(GOAL OF THE EXERCISE) Repeat the data below exactly, dropping any pictures it holds.
··· INFORMATION SUPPLIED
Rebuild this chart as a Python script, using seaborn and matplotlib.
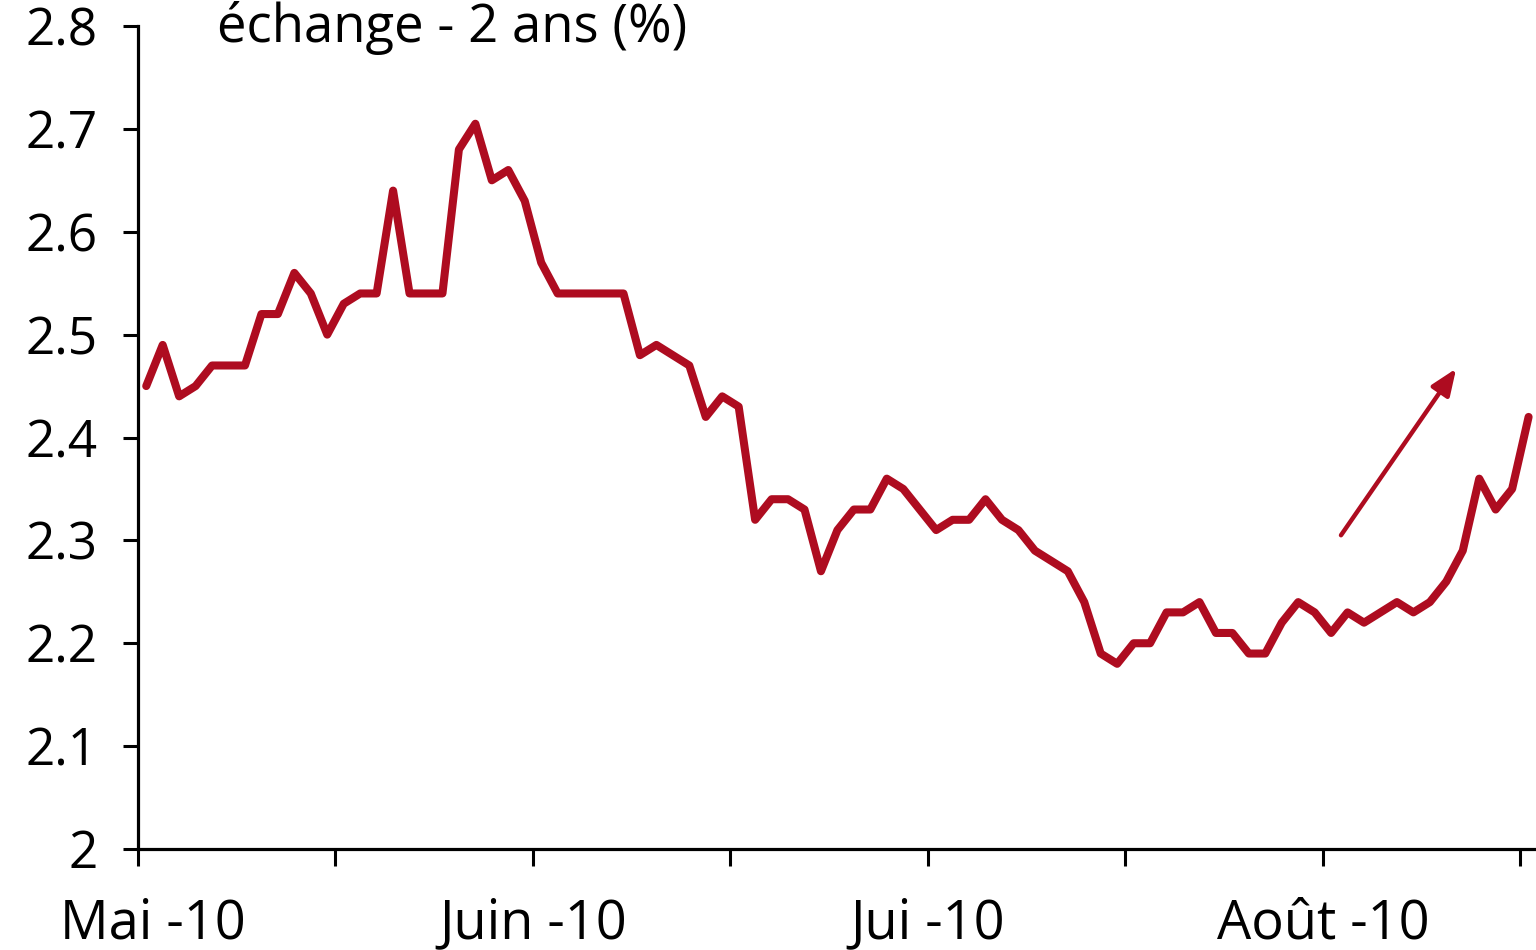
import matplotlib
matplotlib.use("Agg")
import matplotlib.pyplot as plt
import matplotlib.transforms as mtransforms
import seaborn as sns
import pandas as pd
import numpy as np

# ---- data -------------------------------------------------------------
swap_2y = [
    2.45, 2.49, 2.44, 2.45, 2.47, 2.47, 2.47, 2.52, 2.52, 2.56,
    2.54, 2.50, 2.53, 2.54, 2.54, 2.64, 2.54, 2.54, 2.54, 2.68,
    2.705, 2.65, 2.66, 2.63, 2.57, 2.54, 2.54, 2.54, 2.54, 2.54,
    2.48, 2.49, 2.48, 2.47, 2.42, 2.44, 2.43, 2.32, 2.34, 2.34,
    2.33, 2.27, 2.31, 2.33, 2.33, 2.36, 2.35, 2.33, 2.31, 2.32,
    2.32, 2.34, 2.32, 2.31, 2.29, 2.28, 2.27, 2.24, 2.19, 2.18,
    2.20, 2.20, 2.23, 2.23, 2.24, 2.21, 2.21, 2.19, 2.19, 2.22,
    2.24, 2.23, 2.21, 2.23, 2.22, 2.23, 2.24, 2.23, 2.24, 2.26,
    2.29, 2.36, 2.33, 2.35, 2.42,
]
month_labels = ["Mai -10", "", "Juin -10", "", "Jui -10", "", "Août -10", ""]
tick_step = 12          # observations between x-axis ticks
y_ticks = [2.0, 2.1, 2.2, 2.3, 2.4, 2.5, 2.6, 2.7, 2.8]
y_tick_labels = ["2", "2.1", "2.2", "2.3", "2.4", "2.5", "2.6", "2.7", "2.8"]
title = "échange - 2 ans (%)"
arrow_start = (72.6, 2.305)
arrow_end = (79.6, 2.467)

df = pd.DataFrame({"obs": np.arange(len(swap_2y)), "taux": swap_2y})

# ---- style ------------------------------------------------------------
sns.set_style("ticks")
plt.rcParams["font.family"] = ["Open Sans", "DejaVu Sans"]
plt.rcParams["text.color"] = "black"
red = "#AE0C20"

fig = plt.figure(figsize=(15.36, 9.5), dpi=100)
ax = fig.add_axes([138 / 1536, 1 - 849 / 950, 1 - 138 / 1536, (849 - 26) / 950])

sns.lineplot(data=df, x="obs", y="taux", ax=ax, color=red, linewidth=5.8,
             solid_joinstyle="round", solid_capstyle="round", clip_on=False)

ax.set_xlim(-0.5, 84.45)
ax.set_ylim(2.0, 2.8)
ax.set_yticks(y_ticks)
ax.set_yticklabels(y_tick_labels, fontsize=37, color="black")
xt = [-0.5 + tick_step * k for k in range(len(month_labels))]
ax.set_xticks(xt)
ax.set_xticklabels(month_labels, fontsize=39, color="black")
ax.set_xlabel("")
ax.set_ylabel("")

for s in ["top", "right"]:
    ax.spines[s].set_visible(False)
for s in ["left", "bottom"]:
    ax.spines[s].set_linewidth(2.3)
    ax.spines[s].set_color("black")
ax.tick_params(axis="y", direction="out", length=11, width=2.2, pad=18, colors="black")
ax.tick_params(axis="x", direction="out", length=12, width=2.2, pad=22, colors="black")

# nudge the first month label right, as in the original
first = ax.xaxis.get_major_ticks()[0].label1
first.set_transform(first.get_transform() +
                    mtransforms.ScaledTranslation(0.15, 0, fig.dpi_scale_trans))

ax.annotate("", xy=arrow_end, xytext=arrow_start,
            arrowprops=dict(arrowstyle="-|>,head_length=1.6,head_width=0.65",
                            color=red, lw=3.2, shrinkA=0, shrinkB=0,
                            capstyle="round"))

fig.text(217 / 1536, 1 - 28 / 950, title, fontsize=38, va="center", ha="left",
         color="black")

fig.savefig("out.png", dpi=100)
······
(TASK OUTPUT)
Rebuild this chart as a Python script, using seaborn and matplotlib.
import matplotlib
matplotlib.use("Agg")
import matplotlib.pyplot as plt
import matplotlib.transforms as mtransforms
import seaborn as sns
import pandas as pd
import numpy as np

# ---- data -------------------------------------------------------------
swap_2y = [
    2.45, 2.49, 2.44, 2.45, 2.47, 2.47, 2.47, 2.52, 2.52, 2.56,
    2.54, 2.50, 2.53, 2.54, 2.54, 2.64, 2.54, 2.54, 2.54, 2.68,
    2.705, 2.65, 2.66, 2.63, 2.57, 2.54, 2.54, 2.54, 2.54, 2.54,
    2.48, 2.49, 2.48, 2.47, 2.42, 2.44, 2.43, 2.32, 2.34, 2.34,
    2.33, 2.27, 2.31, 2.33, 2.33, 2.36, 2.35, 2.33, 2.31, 2.32,
    2.32, 2.34, 2.32, 2.31, 2.29, 2.28, 2.27, 2.24, 2.19, 2.18,
    2.20, 2.20, 2.23, 2.23, 2.24, 2.21, 2.21, 2.19, 2.19, 2.22,
    2.24, 2.23, 2.21, 2.23, 2.22, 2.23, 2.24, 2.23, 2.24, 2.26,
    2.29, 2.36, 2.33, 2.35, 2.42,
]
month_labels = ["Mai -10", "", "Juin -10", "", "Jui -10", "", "Août -10", ""]
tick_step = 12          # observations between x-axis ticks
y_ticks = [2.0, 2.1, 2.2, 2.3, 2.4, 2.5, 2.6, 2.7, 2.8]
y_tick_labels = ["2", "2.1", "2.2", "2.3", "2.4", "2.5", "2.6", "2.7", "2.8"]
title = "échange - 2 ans (%)"
arrow_start = (72.6, 2.305)
arrow_end = (79.6, 2.467)

df = pd.DataFrame({"obs": np.arange(len(swap_2y)), "taux": swap_2y})

# ---- style ------------------------------------------------------------
sns.set_style("ticks")
plt.rcParams["font.family"] = ["Open Sans", "DejaVu Sans"]
plt.rcParams["text.color"] = "black"
red = "#AE0C20"

fig = plt.figure(figsize=(15.36, 9.5), dpi=100)
ax = fig.add_axes([138 / 1536, 1 - 849 / 950, 1 - 138 / 1536, (849 - 26) / 950])

sns.lineplot(data=df, x="obs", y="taux", ax=ax, color=red, linewidth=5.8,
             solid_joinstyle="round", solid_capstyle="round", clip_on=False)

ax.set_xlim(-0.5, 84.45)
ax.set_ylim(2.0, 2.8)
ax.set_yticks(y_ticks)
ax.set_yticklabels(y_tick_labels, fontsize=37, color="black")
xt = [-0.5 + tick_step * k for k in range(len(month_labels))]
ax.set_xticks(xt)
ax.set_xticklabels(month_labels, fontsize=39, color="black")
ax.set_xlabel("")
ax.set_ylabel("")

for s in ["top", "right"]:
    ax.spines[s].set_visible(False)
for s in ["left", "bottom"]:
    ax.spines[s].set_linewidth(2.3)
    ax.spines[s].set_color("black")
ax.tick_params(axis="y", direction="out", length=11, width=2.2, pad=18, colors="black")
ax.tick_params(axis="x", direction="out", length=12, width=2.2, pad=22, colors="black")

# nudge the first month label right, as in the original
first = ax.xaxis.get_major_ticks()[0].label1
first.set_transform(first.get_transform() +
                    mtransforms.ScaledTranslation(0.15, 0, fig.dpi_scale_trans))

ax.annotate("", xy=arrow_end, xytext=arrow_start,
            arrowprops=dict(arrowstyle="-|>,head_length=1.6,head_width=0.65",
                            color=red, lw=3.2, shrinkA=0, shrinkB=0,
                            capstyle="round"))

fig.text(217 / 1536, 1 - 28 / 950, title, fontsize=38, va="center", ha="left",
         color="black")

fig.savefig("out.png", dpi=100)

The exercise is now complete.